In our examination, we have assumed: (i) the authenticity of original documents and the genuineness of all signatures; (ii) the conformity to the originals of all documents submitted to us as copies; (iii) the truth, accuracy and completeness of the information, representations and warranties contained in the instruments, documents, certificates and records we have reviewed; (iv) the Underwriting Agreement has been duly authorized and validly executed and delivered by the parties thereto (other than by the Company); and (v) the legal capacity of all natural persons. As to any facts material to the opinions expressed herein that were not independently established or verified, we have relied upon oral or written statements and representations of officers and other representatives of the Company.  In rendering this

 



 

opinion, we have also assumed that the Rights Agreement has been duly authorized, executed and delivered by the Rights Agent and that the members of the Board of Directors of the Company (or a duly authorized committee thereof) (the “Board”) have acted in a manner consistent with their fiduciary duties as required under applicable law in adopting the Rights Agreement. This opinion does not address the determination a court of competent jurisdiction may make regarding whether the Board may be required to redeem or terminate, or take other action with respect to, the Rights in the future based on the facts and circumstances existing at that time.

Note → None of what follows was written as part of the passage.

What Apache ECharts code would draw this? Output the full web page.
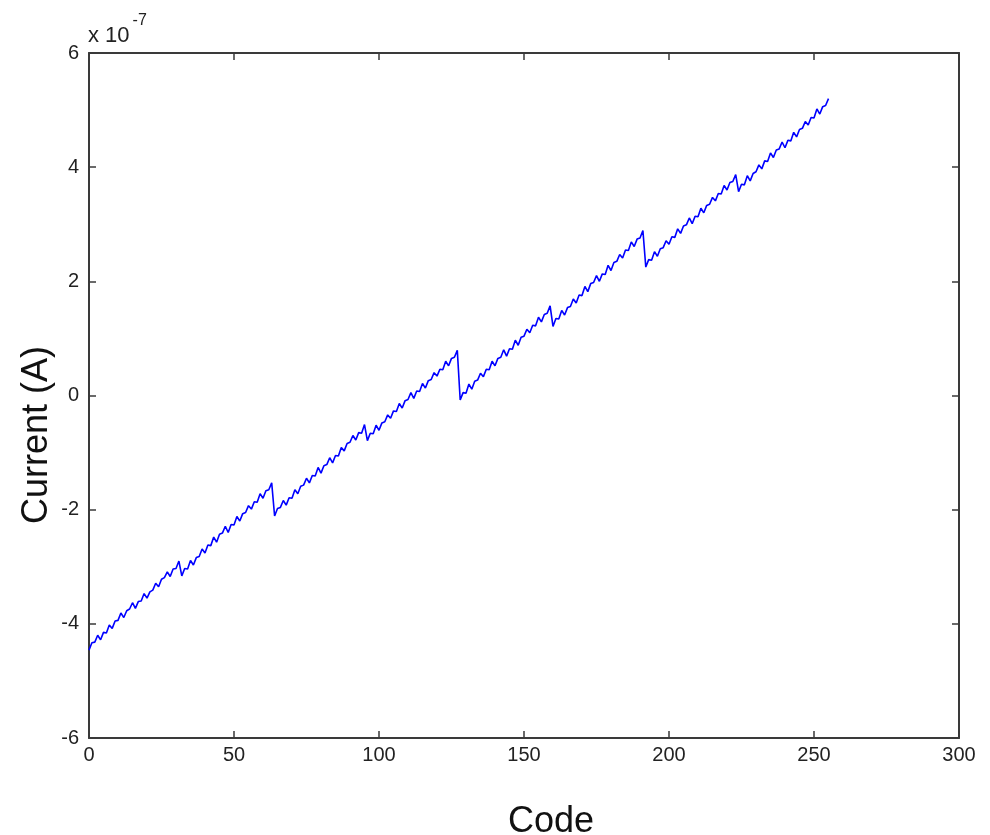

It should be understood that our opinion addresses the Rights and Rights Agreement in their entirety and not any particular provision of the Rights or the Rights Agreement and that it is not settled whether the invalidity of any particular provision of a tax benefit preservation plan or purchase rights issued thereunder would result in invalidating in their entirety such rights.

 

We express no opinion herein as to the laws of any state or jurisdiction, other than the Federal laws of the United States of America and the General Corporation Law of the State of Delaware, as such are in effect on the date hereof and we have made no inquiry into, and we express no opinion as to, the statutes, regulations, treaties, common laws or other laws of any other nation, state or jurisdiction.

 

We express no opinion as to (i) the effect of any bankruptcy, insolvency, reorganization, arrangement, fraudulent conveyance, moratorium or other similar laws relating to or affecting the rights of creditors generally, (ii) rights to indemnification and contribution which may be limited by applicable law or equitable principles, or (iii) the effect of general principles of equity, including, without limitation, concepts of materiality, reasonableness, good faith and fair dealing, the effect of judicial discretion and the possible unavailability of specific performance, injunctive relief or other equitable relief, and the limitations on rights of acceleration, whether considered in a proceeding in equity or at law.

 

Based upon the foregoing, we advise you that, in our opinion:

 

1.              The Shares, when issued, delivered and paid for in accordance with the terms of the Underwriting Agreement, will be validly issued, fully paid and nonassessable.

 

2.              The Rights attached to the Shares constitute valid and legally binding obligations of the Company, enforceable in accordance with their terms.

 

We hereby consent to the filing of this opinion as an exhibit to the above-referenced Registration Statement and to the use of our name wherever it appears in the Registration Statement, the Prospectus, the Prospectus Supplement, and in any amendment or supplement thereto.  In giving such consent, we do not believe that we are “experts” within the meaning of such term as used in the Act or the rules and regulations of the Commission issued thereunder with respect to any part of the Registration Statement, including this opinion as an exhibit or otherwise.

 

 

Very truly yours,

 

 

 

WILSON SONSINI GOODRICH & ROSATI

 

Professional Corporation

 

 

 

/s/ Wilson Sonsini Goodrich & Rosati, P.C.